---- Available data
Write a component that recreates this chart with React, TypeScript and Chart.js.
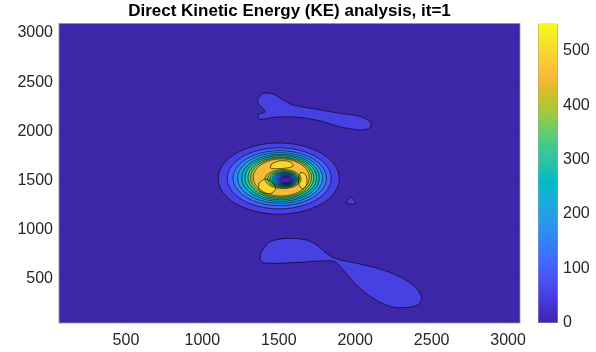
import { useEffect, useRef } from "react";
import { Chart, registerables } from "chart.js";
Chart.register(...registerables);

const titleText = "Direct Kinetic Energy (KE) analysis, it=1";
const xMin = 62;
const xMax = 3078;
const yMin = 53;
const yMax = 3097;
const xTicks = [500, 1000, 1500, 2000, 2500, 3000];
const yTicks = [500, 1000, 1500, 2000, 2500, 3000];
const cMax = 550;
const cTicks = [0, 100, 200, 300, 400, 500];

// rising contour rings around the main peak (level, centre, semi-axes)
const ringLevels = [50, 100, 150, 200, 250, 300, 350, 400, 450];
const ringCx = [1500, 1503, 1506, 1509, 1511, 1513, 1514, 1515, 1516];
const ringCy = [1521, 1523, 1525, 1527, 1528, 1529, 1530, 1531, 1532];
const ringRx = [396, 340, 305, 278, 254, 234, 215, 199, 183];
const ringRy = [361, 310, 279, 257, 239, 224, 210, 199, 188];

// falling contours inside the central hole
const holeLevels = [450, 400, 350, 300, 250, 200, 150, 100, 50];
const holeCx = [1528, 1531, 1534, 1537, 1539, 1541, 1543, 1545, 1546];
const holeCy = [1516, 1515, 1514, 1513, 1512, 1511, 1510, 1508, 1506];
const holeRx = [118, 104, 92, 82, 73, 64, 55, 45, 35];
const holeRy = [97, 87, 78, 70, 62, 55, 47, 39, 30];

// irregular level-50 regions
const upperBlob = [
  [1365, 2336], [1398, 2387], [1463, 2380], [1528, 2319], [1594, 2268],
  [1747, 2225], [1899, 2184], [2030, 2152], [2100, 2095], [2098, 2040],
  [2040, 2014], [1899, 2048], [1790, 2099], [1681, 2133], [1572, 2149],
  [1463, 2143], [1376, 2123], [1365, 2167], [1409, 2200], [1365, 2286],
];
const lowerBlob = [
  [1376, 700], [1387, 777], [1430, 863], [1474, 896], [1572, 914],
  [1681, 896], [1747, 846], [1812, 761], [1866, 710], [2008, 660],
  [2161, 602], [2291, 523], [2390, 422], [2433, 320], [2418, 246],
  [2346, 212], [2237, 218], [2117, 304], [2008, 439], [1921, 591],
  [1866, 676], [1768, 683], [1638, 670], [1485, 660], [1398, 666],
];
const smallTriangle = [
  [1971, 1336], [2008, 1269], [1971, 1262], [1938, 1275],
];
// level-500 patches
const patchA = [
  [1370, 1476], [1409, 1516], [1455, 1486], [1481, 1425], [1455, 1374], [1402, 1374], [1370, 1415],
];
const patchB = [
  [1453, 1672], [1507, 1702], [1572, 1692], [1594, 1651], [1551, 1628], [1485, 1622], [1446, 1628],
];
const patchC = [
  [1644, 1587], [1677, 1557], [1683, 1465], [1657, 1415], [1631, 1465], [1631, 1537],
];

const parulaMap = [
  [0.2422, 0.1504, 0.6603], [0.2504, 0.165, 0.7076], [0.2578, 0.1818, 0.7511], [0.2647, 0.1978, 0.7952],
  [0.2706, 0.2147, 0.8364], [0.2751, 0.2342, 0.871], [0.2783, 0.2559, 0.8991], [0.2803, 0.2782, 0.9221],
  [0.2813, 0.3006, 0.9414], [0.281, 0.3228, 0.9579], [0.2795, 0.3447, 0.9717], [0.276, 0.3667, 0.9829],
  [0.2699, 0.3892, 0.9906], [0.2602, 0.4123, 0.9952], [0.244, 0.4358, 0.9988], [0.2206, 0.4603, 0.9973],
  [0.1963, 0.4847, 0.9892], [0.1834, 0.5074, 0.9798], [0.1786, 0.5289, 0.9682], [0.1764, 0.5499, 0.952],
  [0.1687, 0.5703, 0.9359], [0.154, 0.5902, 0.9218], [0.146, 0.6091, 0.9079], [0.138, 0.6276, 0.8973],
  [0.1248, 0.6459, 0.8883], [0.1113, 0.6635, 0.8763], [0.0952, 0.6798, 0.8598], [0.0689, 0.6948, 0.8394],
  [0.0297, 0.7082, 0.8163], [0.0036, 0.7203, 0.7917], [0.0067, 0.7312, 0.766], [0.0433, 0.7411, 0.7394],
  [0.0964, 0.75, 0.712], [0.1408, 0.7584, 0.6842], [0.1717, 0.767, 0.6554], [0.1938, 0.7758, 0.6251],
  [0.2161, 0.7843, 0.5923], [0.247, 0.7918, 0.5567], [0.2906, 0.7973, 0.5188], [0.3406, 0.8008, 0.4789],
  [0.3909, 0.8029, 0.4354], [0.4456, 0.8024, 0.3909], [0.5044, 0.7993, 0.348], [0.5616, 0.7942, 0.3045],
  [0.6174, 0.7876, 0.2612], [0.672, 0.7793, 0.2227], [0.7242, 0.7698, 0.191], [0.7738, 0.7598, 0.1646],
  [0.8203, 0.7498, 0.1535], [0.8634, 0.7406, 0.1596], [0.9035, 0.733, 0.1774], [0.9393, 0.7288, 0.21],
  [0.9728, 0.7298, 0.2394], [0.9956, 0.7434, 0.2371], [0.997, 0.7659, 0.2199], [0.9952, 0.7893, 0.2028],
  [0.9892, 0.8136, 0.1885], [0.9786, 0.8386, 0.1766], [0.9676, 0.8639, 0.1643], [0.961, 0.889, 0.1537],
  [0.9597, 0.9135, 0.1423], [0.9628, 0.9373, 0.1265], [0.9691, 0.9606, 0.1064], [0.9769, 0.9839, 0.0805],
];

function parula(t: number): string {
  const n = parulaMap.length - 1;
  const tt = Math.max(0, Math.min(1, t)) * n;
  const i = Math.floor(tt);
  const f = tt - i;
  const a = parulaMap[i];
  const b = parulaMap[Math.min(i + 1, n)];
  const c = a.map((v, k) => Math.round((v + (b[k] - v) * f) * 255));
  return `rgb(${c[0]},${c[1]},${c[2]})`;
}

function ellipse(cx: number, cy: number, rx: number, ry: number) {
  const pts: { x: number; y: number }[] = [];
  const n = 72;
  for (let k = 0; k <= n; k++) {
    const a = (k / n) * Math.PI * 2;
    pts.push({ x: cx + rx * Math.cos(a), y: cy + ry * Math.sin(a) });
  }
  return pts;
}

function poly(p: number[][]) {
  const pts = p.map(([x, y]) => ({ x, y }));
  pts.push({ x: p[0][0], y: p[0][1] });
  return pts;
}

const FONT = "'Liberation Sans', Arial, Helvetica, sans-serif";
const TEXT = "#262626";
const plainTick = (v: any) => String(v);

export default function App() {
  const mainRef = useRef<HTMLCanvasElement>(null);
  const cbRef = useRef<HTMLCanvasElement>(null);

  useEffect(() => {
    const shapes: { data: { x: number; y: number }[]; color: string; tension: number }[] = [];
    shapes.push({ data: poly(upperBlob), color: parula(50 / cMax), tension: 0.3 });
    shapes.push({ data: poly(lowerBlob), color: parula(50 / cMax), tension: 0.3 });
    shapes.push({ data: poly(smallTriangle), color: parula(50 / cMax), tension: 0.05 });
    ringLevels.forEach((lv, i) => {
      shapes.push({ data: ellipse(ringCx[i], ringCy[i], ringRx[i], ringRy[i]), color: parula(lv / cMax), tension: 0.1 });
    });
    [patchA, patchB, patchC].forEach((p) => {
      shapes.push({ data: poly(p), color: parula(500 / cMax), tension: 0.3 });
    });
    holeLevels.forEach((lv, i) => {
      shapes.push({ data: ellipse(holeCx[i], holeCy[i], holeRx[i], holeRy[i]), color: parula((lv - 50) / cMax), tension: 0.1 });
    });

    const datasets = shapes.map((s, i) => ({
      data: s.data,
      fill: "shape",
      backgroundColor: s.color,
      borderColor: "rgba(0,0,0,0.85)",
      borderWidth: 0.7,
      pointRadius: 0,
      tension: s.tension,
      order: -i,
    }));

    const bgPlugin = {
      id: "fieldBg",
      beforeDraw(chart: any) {
        const { ctx, chartArea: a } = chart;
        ctx.save();
        ctx.fillStyle = parula(0);
        ctx.fillRect(a.left, a.top, a.right - a.left, a.bottom - a.top);
        ctx.restore();
      },
      afterDraw(chart: any) {
        const { ctx, chartArea: a, scales } = chart;
        ctx.save();
        ctx.strokeStyle = "rgba(38,38,38,0.6)";
        ctx.lineWidth = 0.6;
        ctx.beginPath();
        xTicks.forEach((v) => {
          const px = scales.x.getPixelForValue(v);
          ctx.moveTo(px, a.bottom);
          ctx.lineTo(px, a.bottom - 4);
          ctx.moveTo(px, a.top);
          ctx.lineTo(px, a.top + 4);
        });
        yTicks.forEach((v) => {
          const py = scales.y.getPixelForValue(v);
          ctx.moveTo(a.left, py);
          ctx.lineTo(a.left + 4, py);
          ctx.moveTo(a.right, py);
          ctx.lineTo(a.right - 4, py);
        });
        ctx.stroke();
        ctx.strokeStyle = "rgba(150,150,150,1)";
        ctx.lineWidth = 0.8;
        ctx.strokeRect(a.left, a.top, a.right - a.left, a.bottom - a.top);
        ctx.restore();
      },
    };

    const main = new Chart(mainRef.current!, {
      type: "line",
      data: { datasets: datasets as any },
      options: {
        animation: false,
        responsive: false,
        events: [],
        layout: { padding: { left: 0, right: 76, top: 0, bottom: 0 } },
        plugins: {
          legend: { display: false },
          tooltip: { enabled: false },
          filler: { drawTime: "beforeDatasetsDraw" } as any,
          title: {
            display: true,
            text: titleText,
            fullSize: false,
            color: "#000",
            font: { family: FONT, size: 17, weight: "bold" },
            padding: { top: 1.5, bottom: 1.6 },
          },
        },
        scales: {
          x: {
            type: "linear",
            min: xMin,
            max: xMax,
            afterBuildTicks: (s: any) => {
              s.ticks = xTicks.map((v) => ({ value: v }));
            },
            afterFit: (s: any) => {
              s.height = 29;
            },
            grid: { display: false, drawTicks: false },
            border: { display: false },
            ticks: { padding: 8, color: TEXT, font: { family: FONT, size: 16 }, maxRotation: 0, autoSkip: false, callback: plainTick },
          },
          y: {
            type: "linear",
            min: yMin,
            max: yMax,
            afterBuildTicks: (s: any) => {
              s.ticks = yTicks.map((v) => ({ value: v }));
            },
            afterFit: (s: any) => {
              s.width = 59;
            },
            grid: { display: false, drawTicks: false },
            border: { display: false },
            ticks: { padding: 6, color: TEXT, font: { family: FONT, size: 16 }, autoSkip: false, callback: plainTick },
          },
        },
      },
      plugins: [bgPlugin],
    });

    const cbGradient = (c: any) => {
      const ch = c.chart;
      const ys = ch.scales && ch.scales.y;
      const area = ch.chartArea;
      if (!ys || !area) return parula(0.5);
      const y0 = ys.getPixelForValue(0);
      const y1 = ys.getPixelForValue(cMax);
      if (!Number.isFinite(y0) || !Number.isFinite(y1) || y0 === y1) return parula(0.5);
      const g = ch.ctx.createLinearGradient(0, y0, 0, y1);
      for (let k = 0; k <= 32; k++) g.addColorStop(k / 32, parula(k / 32));
      return g;
    };

    const cb = new Chart(cbRef.current!, {
      type: "bar",
      data: {
        labels: ["c"],
        datasets: [
          {
            data: [[0, cMax]] as any,
            backgroundColor: cbGradient,
            borderColor: "rgba(160,160,160,1)",
            borderWidth: 0.8,
            borderSkipped: false,
            barPercentage: 1,
            categoryPercentage: 1,
          },
        ],
      },
      options: {
        animation: false,
        responsive: false,
        events: [],
        layout: { padding: { left: 18, right: 0, top: 23.5, bottom: 29 } },
        plugins: { legend: { display: false }, tooltip: { enabled: false } },
        scales: {
          x: { display: false },
          y: {
            position: "right",
            min: 0,
            max: cMax,
            afterBuildTicks: (s: any) => {
              s.ticks = cTicks.map((v) => ({ value: v }));
            },
            afterFit: (s: any) => {
              s.width = 38;
            },
            grid: { display: false, drawTicks: false },
            border: { display: false },
            ticks: { padding: 5, color: TEXT, font: { family: FONT, size: 16 }, callback: plainTick },
          },
        },
      },
    });
    cb.update();

    return () => {
      main.destroy();
      cb.destroy();
    };
  }, []);

  return (
    <div style={{ position: "fixed", left: 0, top: 0, width: 596, height: 352, background: "#fff" }}>
      <canvas ref={mainRef} width={596} height={352} style={{ position: "absolute", left: 0, top: 0 }} />
      <canvas ref={cbRef} width={76} height={352} style={{ position: "absolute", left: 520, top: 0 }} />
    </div>
  );
}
--------
## [Problem to work on]
Restate each line from the start of the listing through the line bearing "Chart.register(...registerables);" word for word. Drop the pictures.

## [Solved problem]
Write a component that recreates this chart with React, TypeScript and Chart.js.
import { useEffect, useRef } from "react";
import { Chart, registerables } from "chart.js";
Chart.register(...registerables);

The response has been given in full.